The city survived many centuries and generations of conflicts, wars and different rulers. Wine has been a powerful currency of the region since the beginning. Saint Emilion and Pomerol represent some of the most expressive and expensive wines in the world. We learned a lot about the governing nuances of the Right Bank wine region, as well as the winemaking process.

Every corner has a wine merchant, where you can taste the wines of Saint Emilion, Pomerol, other sub regions as well as Left Bank labels. If you are wine lover…this is heaven.

One of our favorite places on the planet is Carmel, CA. However, after visiting Saint Emilion, I believe we have now expanded our list by one more location. Staying within the village itself was really a special experience.

Exploring Saint Emilion
The village postal carrier.  Sharing expresso and delivering the mail.
The village postal carrier. Sharing expresso and delivering the mail.
Twenty First Year Reflections

2008 was an interesting year. We sent out a Christmas card that featured every kid, including the dog - with a photo from their respective hospital visits. We themed the card that year - “Got Co-Pay?”

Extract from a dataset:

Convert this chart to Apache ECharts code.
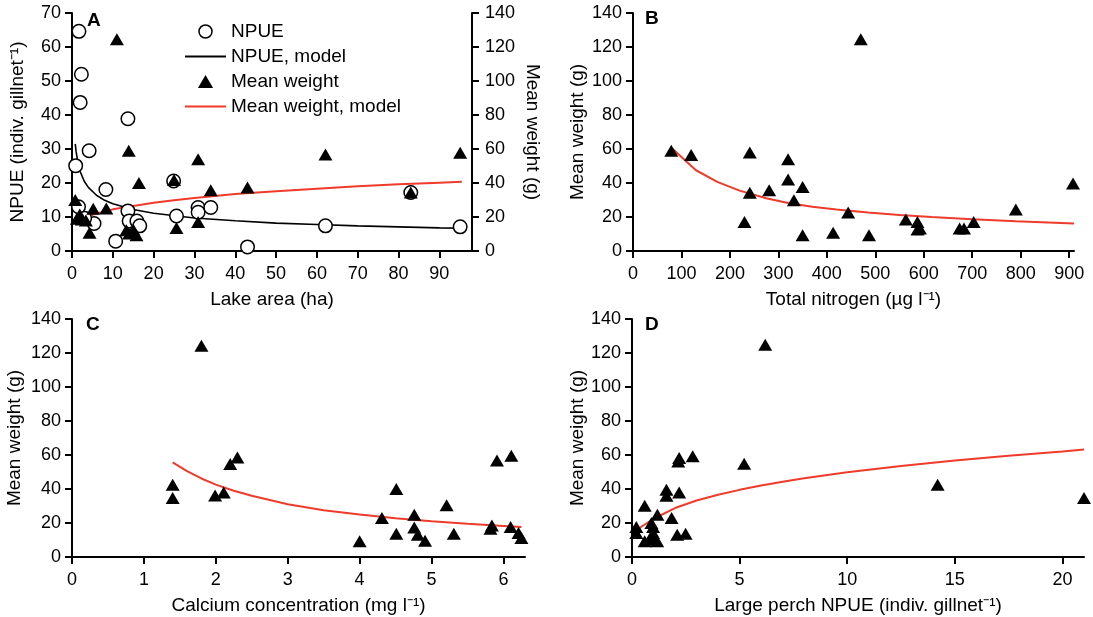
<!DOCTYPE html>
<html>
<head>
<meta charset="utf-8">
<script src="https://cdn.jsdelivr.net/npm/echarts@6/dist/echarts.min.js"></script>
<style>
html,body{margin:0;padding:0;background:#fff;}
#c{width:1093px;height:617px;}
</style>
</head>
<body>
<div id="c"></div>
<script>
// ---------- Panel A : lake area ----------
const aNpueArea = [1.7, 2.3, 2.0, 13.7, 4.2, 0.9, 8.3, 24.9, 1.6, 13.7, 14.0, 15.9, 16.6, 5.4, 3.1, 10.7, 25.6, 30.9, 30.9, 34.0, 43.0, 62.1, 83.0, 95.1];
const aNpue     = [64.6, 52.0, 43.7, 38.9, 29.5, 25.1, 18.1, 20.6, 13.0, 11.8, 8.8, 8.8, 7.4, 8.1, 9.6, 2.9, 10.3, 12.8, 11.4, 12.8, 1.2, 7.4, 17.2, 7.1];
const aWtArea   = [11.0, 13.9, 16.4, 25.0, 30.9, 34.0, 43.0, 0.8, 5.2, 8.4, 1.9, 2.4, 1.2, 3.4, 4.3, 14.0, 15.0, 15.8, 13.3, 25.6, 30.9, 62.1, 83.0, 95.1];
const aWt       = [124.6, 59.0, 40.0, 41.7, 54.0, 35.8, 37.4, 30.0, 24.8, 25.0, 21.5, 18.5, 19.0, 18.0, 10.8, 10.3, 12.6, 9.3, 12.2, 13.6, 17.1, 56.8, 34.4, 57.8];
const aNpueModelX = [0.8, 1, 1.5, 2, 3, 4, 6, 8, 10, 15, 20, 30, 40, 50, 60, 70, 80, 90, 95.5];
const aNpueModelY = [31.5, 29.3, 25.7, 23.4, 20.5, 18.7, 16.4, 14.9, 13.9, 12.2, 11.1, 9.7, 8.9, 8.2, 7.8, 7.4, 7.1, 6.8, 6.7];
const aWtModelX = [3.7, 5, 10, 15, 20, 25, 30, 40, 50, 60, 70, 80, 90, 95.5];
const aWtModelY = [20.0, 21.3, 24.5, 26.5, 28.4, 29.9, 31.2, 33.5, 35.1, 36.6, 38.1, 39.2, 40.2, 40.7];
const aXTicks = [0, 10, 20, 30, 40, 50, 60, 70, 80, 90];

// ---------- Panel B : total nitrogen ----------
const bTN = [79, 120, 241, 320, 320, 350, 281, 241, 332, 230, 350, 413, 444, 470, 487, 563, 587, 587, 592, 674, 683, 703, 790, 908];
const bWt = [59.0, 56.4, 58.0, 54.0, 42.0, 37.7, 35.8, 34.2, 29.9, 17.1, 9.3, 10.8, 22.6, 124.6, 9.3, 18.5, 17.1, 12.6, 13.2, 13.2, 13.2, 17.1, 24.4, 39.7];
const bModelX = [82, 130, 175, 220, 275, 320, 370, 420, 485, 550, 616, 700, 790, 910];
const bModelY = [60.0, 47.5, 40.5, 35.5, 31.0, 28.2, 26.0, 24.4, 22.6, 21.2, 20.0, 18.7, 17.5, 16.2];
const bXTicks = [0, 100, 200, 300, 400, 500, 600, 700, 800, 900];

// ---------- Panel C : calcium ----------
const cCa = [1.80, 1.40, 1.40, 1.99, 2.11, 2.20, 2.30, 4.00, 4.31, 4.51, 4.51, 4.76, 4.76, 4.81, 4.91, 5.21, 5.31, 5.84, 5.82, 5.91, 6.11, 6.10, 6.21, 6.25];
const cWt = [124.3, 42.5, 34.7, 36.2, 38.0, 54.7, 58.6, 9.2, 22.9, 40.0, 13.7, 24.9, 17.4, 13.1, 9.6, 30.4, 13.7, 18.6, 16.6, 56.8, 59.6, 17.6, 14.1, 11.2];
const cModelX = [1.4, 1.6, 1.8, 2.0, 2.25, 2.5, 3.0, 3.5, 4.0, 4.5, 5.0, 5.5, 6.0, 6.25];
const cModelY = [55.6, 50.5, 46.2, 42.6, 39.0, 36.0, 31.0, 27.5, 25.0, 22.8, 21.0, 19.5, 18.3, 17.6];
const cXTicks = [0, 1, 2, 3, 4, 5, 6];

// ---------- Panel D : large perch NPUE ----------
const dN  = [6.19, 5.21, 2.82, 2.19, 2.15, 1.60, 1.60, 2.19, 0.59, 1.18, 1.84, 0.20, 0.20, 0.98, 0.98, 2.10, 2.49, 0.59, 0.83, 1.17, 0.98, 0.90, 14.2, 21.0];
const dWt = [124.9, 54.9, 59.2, 58.2, 56.2, 39.6, 36.1, 38.0, 30.2, 24.9, 22.9, 17.6, 14.1, 17.6, 14.1, 13.1, 13.7, 9.2, 10.2, 9.2, 11.0, 20.0, 42.5, 34.7];
const dModelX = [0.13, 0.4, 1, 2, 3, 4, 5, 6, 7, 8, 10, 12.5, 15, 17.5, 20, 21];
const dModelY = [15.0, 17.5, 22.5, 28.8, 33.2, 36.6, 39.5, 42.1, 44.3, 46.3, 49.9, 53.5, 56.8, 59.6, 62.1, 63.3];
const dXTicks = [0, 5, 10, 15, 20];

// ---------- build ----------
const zip = (xs, ys) => xs.map((x, i) => [x, ys[i]]);
const FONT = '"Liberation Sans", Arial, Helvetica, sans-serif';
const INK = '#000';
const RED = '#ee3b2b';
const LINE_ICON = 'path://M0,0 L40,0 L40,2 L0,2 Z';
const TRI_ICON = 'path://M7,0 L14,12 L0,12 Z';

function xAx(grid, max, ticks, name) {
  return {
    type: 'value', gridIndex: grid, min: 0, max: max,
    name: name, nameLocation: 'middle', nameGap: 39,
    nameTextStyle: { fontSize: 19, color: INK, fontFamily: FONT },
    axisLine: { show: true, onZero: false, lineStyle: { color: INK, width: 2 } },
    axisTick: { show: true, length: 7, lineStyle: { color: INK, width: 2 }, customValues: ticks },
    axisLabel: { fontSize: 18, color: INK, margin: 14, fontFamily: FONT, customValues: ticks },
    splitLine: { show: false }
  };
}
function yAx(grid, max, interval, name, opts) {
  return Object.assign({
    type: 'value', gridIndex: grid, min: 0, max: max, interval: interval,
    name: name, nameLocation: 'middle', nameGap: 46,
    nameTextStyle: { fontSize: 19, color: INK, fontFamily: FONT },
    axisLine: { show: true, onZero: false, lineStyle: { color: INK, width: 2 } },
    axisTick: { show: true, length: 7, lineStyle: { color: INK, width: 2 } },
    axisLabel: { fontSize: 18, color: INK, margin: 11, fontFamily: FONT },
    splitLine: { show: false }
  }, opts || {});
}
function tri(name, xi, yi, data) {
  return { type: 'scatter', name: name, xAxisIndex: xi, yAxisIndex: yi, data: data,
    symbol: 'triangle', symbolSize: [14, 12], itemStyle: { color: '#000', opacity: 1 }, z: 4, clip: false,
    emphasis: { disabled: true } };
}
function model(name, xi, yi, data, color, width) {
  return { type: 'line', name: name, xAxisIndex: xi, yAxisIndex: yi, data: data,
    symbol: 'none', smooth: false, lineStyle: { color: color, width: width }, itemStyle: { color: color },
    z: 2, emphasis: { disabled: true } };
}

const option = {
  animation: false,
  backgroundColor: '#fff',
  textStyle: { fontFamily: FONT, color: INK },
  grid: [
    { left: 72, top: 13, width: 400, height: 238 },
    { left: 633, top: 13, width: 441, height: 238 },
    { left: 72, top: 319, width: 453, height: 238 },
    { left: 632, top: 319, width: 452, height: 238 }
  ],
  xAxis: [
    xAx(0, 98, aXTicks, 'Lake area (ha)'),
    xAx(1, 910, bXTicks, 'Total nitrogen (µg l⁻¹)'),
    xAx(2, 6.3, cXTicks, 'Calcium concentration (mg l⁻¹)'),
    xAx(3, 21, dXTicks, 'Large perch NPUE (indiv. gillnet⁻¹)')
  ],
  yAxis: [
    yAx(0, 70, 10, 'NPUE (indiv. gillnet⁻¹)', { nameGap: 45 }),
    yAx(0, 140, 20, 'Mean weight (g)', { position: 'right', nameRotate: -90, nameGap: 51,
      axisLabel: { fontSize: 18, color: INK, margin: 13, fontFamily: FONT } }),
    yAx(1, 140, 20, 'Mean weight (g)'),
    yAx(2, 140, 20, 'Mean weight (g)', { nameGap: 48 }),
    yAx(3, 140, 20, 'Mean weight (g)', { nameGap: 45 })
  ],
  legend: {
    orient: 'vertical', left: 180, top: 17, itemWidth: 41, itemHeight: 13, itemGap: 6,
    textStyle: { fontSize: 19, color: INK, fontFamily: FONT },
    selectedMode: false,
    data: [
      { name: 'NPUE', icon: 'circle', itemStyle: { color: '#fff', borderColor: '#000', borderWidth: 1.5, opacity: 1 } },
      { name: 'NPUE, model', icon: LINE_ICON, itemStyle: { color: '#000' } },
      { name: 'Mean weight', icon: TRI_ICON, itemStyle: { color: '#000', opacity: 1 } },
      { name: 'Mean weight, model', icon: LINE_ICON, itemStyle: { color: RED } }
    ]
  },
  graphic: [
    { type: 'text', left: 87, top: 11, style: { text: 'A', font: 'bold 19px ' + FONT, fill: INK } },
    { type: 'text', left: 645, top: 9, style: { text: 'B', font: 'bold 19px ' + FONT, fill: INK } },
    { type: 'text', left: 86, top: 315, style: { text: 'C', font: 'bold 19px ' + FONT, fill: INK } },
    { type: 'text', left: 645, top: 315, style: { text: 'D', font: 'bold 19px ' + FONT, fill: INK } }
  ],
  series: [
    model('NPUE, model', 0, 0, zip(aNpueModelX, aNpueModelY), '#000', 1.6),
    model('Mean weight, model', 0, 1, zip(aWtModelX, aWtModelY), RED, 2),
    { type: 'scatter', name: 'NPUE', xAxisIndex: 0, yAxisIndex: 0, data: zip(aNpueArea, aNpue),
      symbol: 'circle', symbolSize: 13.5, clip: false,
      itemStyle: { color: '#fff', borderColor: '#000', borderWidth: 1.5, opacity: 1 }, z: 3, emphasis: { disabled: true } },
    tri('Mean weight', 0, 1, zip(aWtArea, aWt)),
    model('B model', 1, 2, zip(bModelX, bModelY), RED, 2),
    tri('B weight', 1, 2, zip(bTN, bWt)),
    model('C model', 2, 3, zip(cModelX, cModelY), RED, 2),
    tri('C weight', 2, 3, zip(cCa, cWt)),
    model('D model', 3, 4, zip(dModelX, dModelY), RED, 2),
    tri('D weight', 3, 4, zip(dN, dWt))
  ]
};

const chart = echarts.init(document.getElementById('c'), null, { renderer: 'canvas' });
chart.setOption(option);
</script>
</body>
</html>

Emma was a planned version. Removing of tonsils. She was in and out and on the mend thanks to ice cream and ginger ale (old time remedies). Olivia was not a planned version, she wiped out on her bike and broke both arms. I don’t know how one does that, but she did. I am not sure she has ridden a bike since.

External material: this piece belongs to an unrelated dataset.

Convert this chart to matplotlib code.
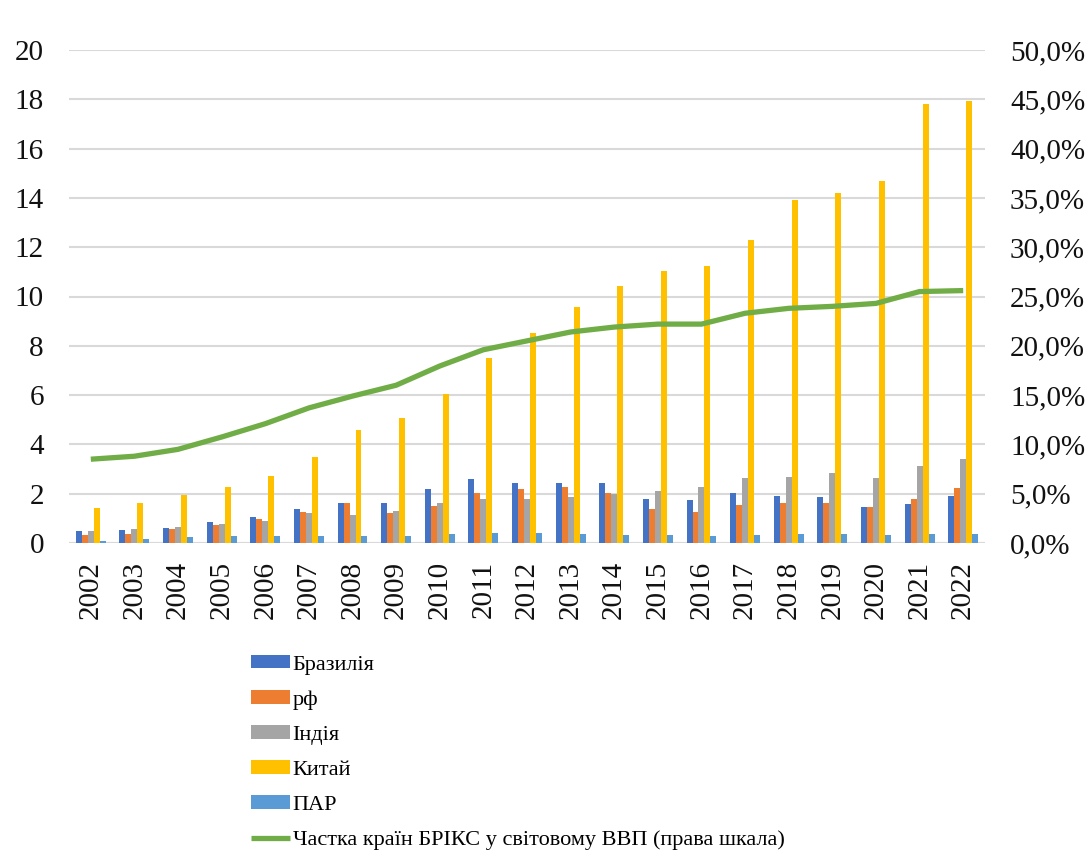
import matplotlib
matplotlib.use("Agg")
import matplotlib.pyplot as plt
import numpy as np
from matplotlib.ticker import FuncFormatter, MultipleLocator

plt.rcParams['font.family'] = ['Liberation Serif', 'DejaVu Serif']

years = [str(y) for y in range(2002, 2023)]
brazil = [0.47, 0.52, 0.62, 0.87, 1.06, 1.36, 1.64, 1.64, 2.18, 2.58, 2.43, 2.43, 2.43, 1.79, 1.75, 2.04, 1.89, 1.85, 1.45, 1.60, 1.89]
russia = [0.33, 0.37, 0.57, 0.72, 0.96, 1.26, 1.64, 1.21, 1.49, 2.04, 2.18, 2.28, 2.04, 1.36, 1.25, 1.55, 1.64, 1.64, 1.45, 1.79, 2.24]
india = [0.47, 0.57, 0.66, 0.76, 0.91, 1.21, 1.15, 1.30, 1.64, 1.79, 1.79, 1.85, 1.99, 2.09, 2.28, 2.62, 2.67, 2.82, 2.62, 3.11, 3.41]
china = [1.44, 1.64, 1.93, 2.28, 2.71, 3.50, 4.57, 5.06, 6.04, 7.50, 8.52, 9.57, 10.43, 11.03, 11.24, 12.29, 13.90, 14.20, 14.68, 17.80, 17.93]
sa = [0.08, 0.18, 0.23, 0.28, 0.28, 0.28, 0.28, 0.28, 0.38, 0.42, 0.42, 0.37, 0.33, 0.33, 0.28, 0.33, 0.37, 0.37, 0.33, 0.37, 0.37]
share = [8.5, 8.8, 9.5, 10.75, 12.1, 13.7, 14.9, 16.0, 17.95, 19.6, 20.5, 21.4, 21.9, 22.2, 22.2, 23.3, 23.8, 24.0, 24.3, 25.5, 25.6]

labels = ['Бразилія', 'рф', 'Індія', 'Китай', 'ПАР']
colors = ['#4472C4', '#ED7D31', '#A5A5A5', '#FFC000', '#5B9BD5']
line_label = 'Частка країн БРІКС у світовому ВВП (права шкала)'

fig = plt.figure(figsize=(10.9, 8.68), dpi=100)
ax = fig.add_axes([69/1090, 1-543/868, (985-69)/1090, (543-50)/868])
ax2 = ax.twinx()

x = np.arange(len(years))
w = 0.137
series = [brazil, russia, india, china, sa]
handles = []
for i, (vals, c, lab) in enumerate(zip(series, colors, labels)):
    b = ax.bar(x + (i - 2) * w, vals, width=w, color=c, label=lab, zorder=3, linewidth=0)
    handles.append(b)

ln, = ax2.plot(x, share, color='#70AD47', lw=3.8, solid_joinstyle='round', solid_capstyle='butt', label=line_label, zorder=4)
handles.append(ln)

ax.set_xlim(-0.5, len(years) - 0.5)
ax.set_ylim(0, 20)
ax2.set_ylim(0, 50)
ax.yaxis.set_major_locator(MultipleLocator(2))
ax2.yaxis.set_major_locator(MultipleLocator(5))
ax2.yaxis.set_major_formatter(FuncFormatter(lambda v, p: f"{v:.1f}".replace('.', ',') + '%'))

ax.set_xticks(x)
ax.set_xticklabels(years, rotation=90)
ax.grid(axis='y', color='#D9D9D9', lw=1.5, zorder=0)
ax.set_axisbelow(True)
ax2.set_zorder(ax.get_zorder() + 1)
ax2.patch.set_visible(False)

for a in (ax, ax2):
    for s in a.spines.values():
        s.set_visible(False)
    a.tick_params(length=0, labelsize=21, colors='#111111')
ax.tick_params(axis='y', pad=18)
ax.tick_params(axis='x', pad=13)
ax2.tick_params(axis='y', pad=18)
ax.axhline(0, color='#D9D9D9', lw=1.5, zorder=2)

fig.legend(handles=handles, labels=labels + [line_label], loc='upper left',
           bbox_to_anchor=(251/1090, 1-655/868), frameon=False, fontsize=16,
           handlelength=1.75, handleheight=0.55, handletextpad=0.12, labelspacing=0.70,
           borderaxespad=0, borderpad=0)

fig.savefig('out.png', dpi=100)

Spencer also was not planned. It did involve a bike, but that was not included in an accident. He was riding his bike and had his leg in a funny position - not normal. Deb asked him what was wrong and he said his leg hurt. So, we took him to the doctors…and low and behold, his leg had come out of socket. Similar to the Bo Jackson injury. The doctor told us we needed immediate surgery or he could have a potential blood vessel rupture due to circulation flow in and around the joint! That was a special “oh shit” moment.

Evidently, boys going through puberty can have those kinds of things happen. Unbeknownst to us…we were one of the lucky families to have that occur. So, off to surgery we go. Spencer gets a screw in his leg to hold the hip in place. And a leg cast to go with it. So, we are now up to three casts in the house at the same time.

And then later that year we are in Tahoe and Greta - our Weimaraner - runs after a stick into the lake and yelps. She comes out of the water on three legs and won’t walk on one of her legs. I look down and one of her toes was pointing side ways. Not good.

We take her to an emergency vet in Reno…who suggests amputation. Not good. So, we ask her to splint and bandage the leg/paw and give us pain drugs until we can take her to our vet back home (3 hours way and we are on summer vacation)… Oh, and a Weimaraner weighs about 85 lbs. Dead weight on pain pills 850 lbs.

We finally get home, our vet fixes the dislocation (not a break) and puts Greta in a cast, with a cone of shame for 4 weeks. The goal is to see if the cast will not be eaten before 4 weeks is up. Worse than a kid at this point.

So, we end the year with 4 casts, two surgeries and a lot of pain medication. Parents wine habits started to pick up in 2008. The Children’s Hospital sent a holiday card that year. We believe we were on an observation list as well. We were now officially on a first name basis.

The Foodie Parts

We met up with Charly at a local wine merchant and explored the nuances of Right Bank varietals. While we were tasting, a couple from Singapore was also tasting. They had purchased a 1959 Premier Right Bank wine (didn’t catch the label), but let’s just say it cost a shit load!

We struck up a conversation and they were in the wine business in Singapore and Shenzhen, China. The hottest asian markets for Bordeaux wines. Ironically we got to talking about everyone’s favorite subject here - Trump tariffs. China is threatening to slap 15% tariffs on American wines. Bordeaux is smiling.

The things you learn in wine shops…

After a day of tasting and a big lunch, we settled on an in-room experience from the local store.  Keeping things simple.
After a day of tasting and a big lunch, we settled on an in-room experience from the local store. Keeping things simple.
Imagine living in the 14th century and this was your view.
Imagine living in the 14th century and this was your view.